The assessment process is initiated during the onboarding phase of new databases and after each new release from existing partners in the network. The workflow leverages a suite of powerful tools developed by the OHDSI community and under the frameworks of IMI EHDEN and DARWIN EU®.
- Data Analysis: Source data, mapped to the OMOP CDM, is processed using tools like CdmOnboarding and the DataQualityDashboard (DQD). These tools generate intrinsic metadata and perform quality checks.
- Review and Collaboration: The outputs are reviewed by the Network Operations team. Results, such as the Onboarding Report and DQD Shiny app visualizations, are discussed with the respective Data Partners to understand the cause of any potential DQ issues.
- Systematic Tracking and Prioritization: All findings are documented in a central Data Quality Tracker. Each issue is categorized and assigned an expected impact on study execution — high, medium, or low — to prioritize resolutions. This creates a transparent and actionable feedback loop with the Data Partner.
Demonstrating Progress Through Continuous Assessment
Since the start of DARWIN EU®, this process has been applied diligently, resulting in the collection and documentation of more than 750 issues in the tracker. Of these, approximately 54.9% have been resolved. The process shows clear maturation over time. For database releases from 2022, nearly 85% of issues have been resolved. Furthermore, the data shows that high-impact issues are given more priority and have a higher percentage of closure than lower-impact issues, ensuring the most critical problems are addressed first.

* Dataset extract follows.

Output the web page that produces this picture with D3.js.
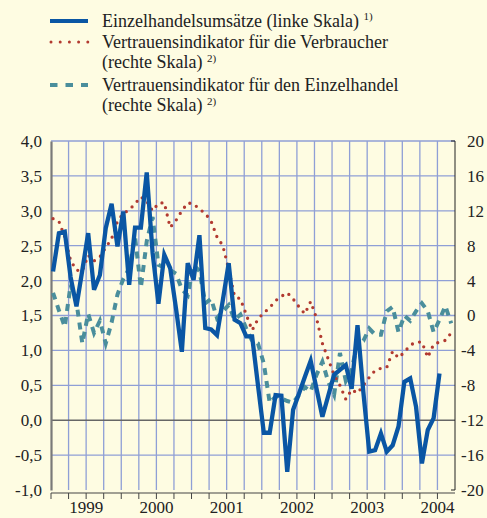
<!DOCTYPE html>
<html><head><meta charset="utf-8">
<script src="https://cdn.jsdelivr.net/npm/d3@7"></script>
<style>
html,body{margin:0;padding:0;background:#fefce2;}
svg{display:block;}
</style></head>
<body>
<script>
// ---- data (monthly, Jan 1999 = index 0) ----
const years = ["1999","2000","2001","2002","2003","2004"];
const leftTicks = [-1.0,-0.5,0.0,0.5,1.0,1.5,2.0,2.5,3.0,3.5,4.0];
const rightTicks = [-20,-16,-12,-8,-4,0,4,8,12,16,20];
// Einzelhandelsumsätze (linke Skala), Jan 1999 – Jul 2004
const retailSales = [2.13,2.68,2.70,2.05,1.63,2.15,2.68,1.87,2.08,2.75,3.10,2.49,
  2.99,1.94,2.76,2.76,3.55,2.40,1.67,2.37,2.18,1.60,0.98,2.25,
  2.01,2.65,1.32,1.30,1.22,1.72,2.25,1.44,1.39,1.20,1.20,0.50,
  -0.18,-0.18,0.36,0.35,-0.74,0.15,0.38,0.62,0.85,0.45,0.05,0.35,
  0.65,0.72,0.79,0.45,1.36,0.40,-0.45,-0.43,-0.19,-0.45,-0.36,-0.09,
  0.55,0.60,0.19,-0.62,-0.14,0.03,0.67];
// Vertrauensindikator für die Verbraucher (rechte Skala), Jan 1999 – Sep 2004
const consumerConf = [11.1,10.8,9.0,6.3,5.2,5.1,6.9,6.25,6.7,7.8,8.8,10.8,
  11.7,12.1,12.8,13.6,13.1,12.0,12.86,12.93,10.1,10.9,12.0,12.9,
  12.8,12.2,11.7,10.8,9.0,8.0,5.3,2.2,1.9,0.1,-1.7,-0.4,
  0.3,0.9,1.7,2.2,2.6,1.9,1.0,0.2,1.6,-0.3,-3.2,-5.0,
  -6.8,-8.0,-9.6,-8.5,-8.9,-8.0,-7.1,-6.3,-6.05,-5.95,-4.1,-4.85,
  -4.2,-3.4,-3.05,-3.05,-4.8,-3.3,-3.05,-2.85,-2.0];
// Vertrauensindikator für den Einzelhandel (rechte Skala), Jan 1999 – Sep 2004
const retailConf = [2.6,0.6,-1.3,3.5,1.5,-3.2,0.2,-2.0,-0.6,-3.2,-0.8,2.4,
  4.2,5.4,9.0,3.2,8.5,11.3,5.8,5.5,5.2,4.8,3.0,2.3,
  5.8,5.1,1.4,1.9,-0.3,0.5,1.2,-0.5,0.1,-1.5,-2.9,-3.2,
  -5.5,-10.0,-9.3,-9.5,-9.8,-10.0,-9.1,-8.2,-8.7,-6.8,-5.3,-7.6,
  -9.1,-4.3,-7.5,-6.2,-3.2,-2.9,-1.5,-2.2,-2.2,0.5,1.0,-1.9,
  0.0,-0.6,0.5,1.4,0.5,-1.9,-0.5,1.1,-0.9];
const nMonths = 69; // Jan 1999 – Sep 2004

const legendItems = [
  {label:"Einzelhandelsumsätze (linke Skala)", sup:"1)", line2:null, type:"solid"},
  {label:"Vertrauensindikator für die Verbraucher", sup:"2)", line2:"(rechte Skala)", type:"dot"},
  {label:"Vertrauensindikator für den Einzelhandel", sup:"2)", line2:"(rechte Skala)", type:"dash"}
];

// ---- styles ----
const W = 487, H = 518;
const bg = "#fefce2";
const gridColor = "#8f9fd6";
const blue = "#0a56a4";
const red = "#b23a30";
const teal = "#4a8e9c";
const textColor = "#222";
const font = "'Liberation Serif','Times New Roman',serif";
const axisFont = 17;
const legendFont = 18;

const svg = d3.select("body").append("svg").attr("width",W).attr("height",H)
  .style("background",bg).style("font-family",font);

const m = {left:51, right:455, top:141, bottom:490};
const x = d3.scaleLinear().domain([0,nMonths]).range([m.left, m.right]);
const yL = d3.scaleLinear().domain([-1,4]).range([m.bottom, m.top]);
const yR = d3.scaleLinear().domain([-20,20]).range([m.bottom, m.top]);

// vertical grid (quarters)
const quarters = d3.range(3, nMonths, 3);
svg.append("g").selectAll("line").data(quarters).join("line")
  .attr("x1",d=>x(d)).attr("x2",d=>x(d)).attr("y1",m.top).attr("y2",m.bottom)
  .attr("stroke",gridColor).attr("stroke-width",1.3);
// horizontal grid
svg.append("g").selectAll("line").data(leftTicks.filter(d=>d!==0 && d!==-1)).join("line")
  .attr("x1",m.left).attr("x2",m.right).attr("y1",d=>yL(d)).attr("y2",d=>yL(d))
  .attr("stroke",gridColor).attr("stroke-width",1.3);
// zero line
svg.append("line").attr("x1",m.left).attr("x2",m.right).attr("y1",yL(0)).attr("y2",yL(0))
  .attr("stroke","#666").attr("stroke-width",1.6);

// left axis
const axL = svg.append("g").attr("transform",`translate(${m.left},0)`)
  .call(d3.axisLeft(yL).tickValues(leftTicks).tickSize(0).tickPadding(9)
    .tickFormat(d=>d3.format(".1f")(d).replace(".",",").replace("−","-")));
axL.select(".domain").attr("stroke","#7a7a7a").attr("stroke-width",2.2);
axL.selectAll("text").attr("font-size",axisFont).attr("fill",textColor).attr("font-family",font);

// right axis
svg.append("line").attr("x1",m.right).attr("x2",m.right).attr("y1",m.top).attr("y2",m.bottom)
  .attr("stroke","#222").attr("stroke-width",1);
svg.append("g").selectAll("line").data([m.top,m.bottom]).join("line")
  .attr("x1",m.right-4).attr("x2",m.right).attr("y1",d=>d).attr("y2",d=>d)
  .attr("stroke","#222").attr("stroke-width",1);
svg.append("g").selectAll("text").data(rightTicks).join("text")
  .attr("x",d=>d<0?461:467).attr("y",d=>yR(d)).attr("dy","0.35em")
  .attr("font-size",axisFont).attr("fill",textColor).text(d=>d);

// bottom axis
const xa = svg.append("g");
xa.append("line").attr("x1",m.left).attr("x2",m.right).attr("y1",m.bottom+3).attr("y2",m.bottom+3)
  .attr("stroke","#444").attr("stroke-width",1);
xa.selectAll("line.t").data(d3.range(0,nMonths,3)).join("line").attr("class","t")
  .attr("x1",d=>x(d)).attr("x2",d=>x(d)).attr("y1",m.bottom+3).attr("y2",m.bottom+9)
  .attr("stroke","#444").attr("stroke-width",1);
xa.selectAll("text").data(years).join("text")
  .attr("x",(d,i)=>x(i*12+6)).attr("y",513).attr("text-anchor","middle")
  .attr("font-size",axisFont).attr("fill",textColor).text(d=>d);

// series
const px = i => x(i+0.35);
const lineL = d3.line().x((d,i)=>px(i)).y(d=>yL(d));
const lineR = d3.line().x((d,i)=>px(i)).y(d=>yR(d));

svg.append("path").datum(retailConf).attr("d",lineR).attr("fill","none")
  .attr("stroke",teal).attr("stroke-width",4).attr("stroke-dasharray","7,6");
svg.append("path").datum(consumerConf).attr("d",lineR).attr("fill","none")
  .attr("stroke",red).attr("stroke-width",3.3).attr("stroke-linecap","round")
  .attr("stroke-dasharray","0,7.5");
svg.append("path").datum(retailSales).attr("d",lineL).attr("fill","none")
  .attr("stroke",blue).attr("stroke-width",4.3).attr("stroke-linejoin","miter");

// legend
const lg = svg.append("g");
const rowsY = [21, 42, 85];
legendItems.forEach((it,i)=>{
  const y = rowsY[i];
  const l = lg.append("line").attr("x1",50).attr("x2",88).attr("y1",y).attr("y2",y).attr("fill","none");
  if(it.type==="solid") l.attr("stroke",blue).attr("stroke-width",4);
  if(it.type==="dot") l.attr("x1",51).attr("stroke",red).attr("stroke-width",3).attr("stroke-linecap","round").attr("stroke-dasharray","0,9.2");
  if(it.type==="dash") l.attr("stroke",teal).attr("stroke-width",4).attr("stroke-dasharray","7.5,8");
  const t = lg.append("text").attr("x",102).attr("y",y).attr("dy","0.33em")
    .attr("font-size",legendFont).attr("fill",textColor);
  if(it.line2){
    t.text(it.label);
    const t2 = lg.append("text").attr("x",102).attr("y",y+20).attr("dy","0.33em")
      .attr("font-size",legendFont).attr("fill",textColor);
    t2.append("tspan").text(it.line2+" ");
    t2.append("tspan").attr("font-size",11).attr("dy","-0.5em").text(it.sup);
  } else {
    t.append("tspan").text(it.label+" ");
    t.append("tspan").attr("font-size",11).attr("dy","-0.6em").text(it.sup);
  }
});
</script>
</body></html>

Ensuring Data is Fit-for-Purpose
Ultimately, the goal is to ensure that the data within the network is reliable and fit-for-purpose for any given study. The Data Quality Tracker, along with other database metadata, informs the Study Operations team about known issues and the overall reliability of each data source. This transparent, continuous assessment and the clear documentation are key pillars for trusted data collaboration that can confidently support regulatory science.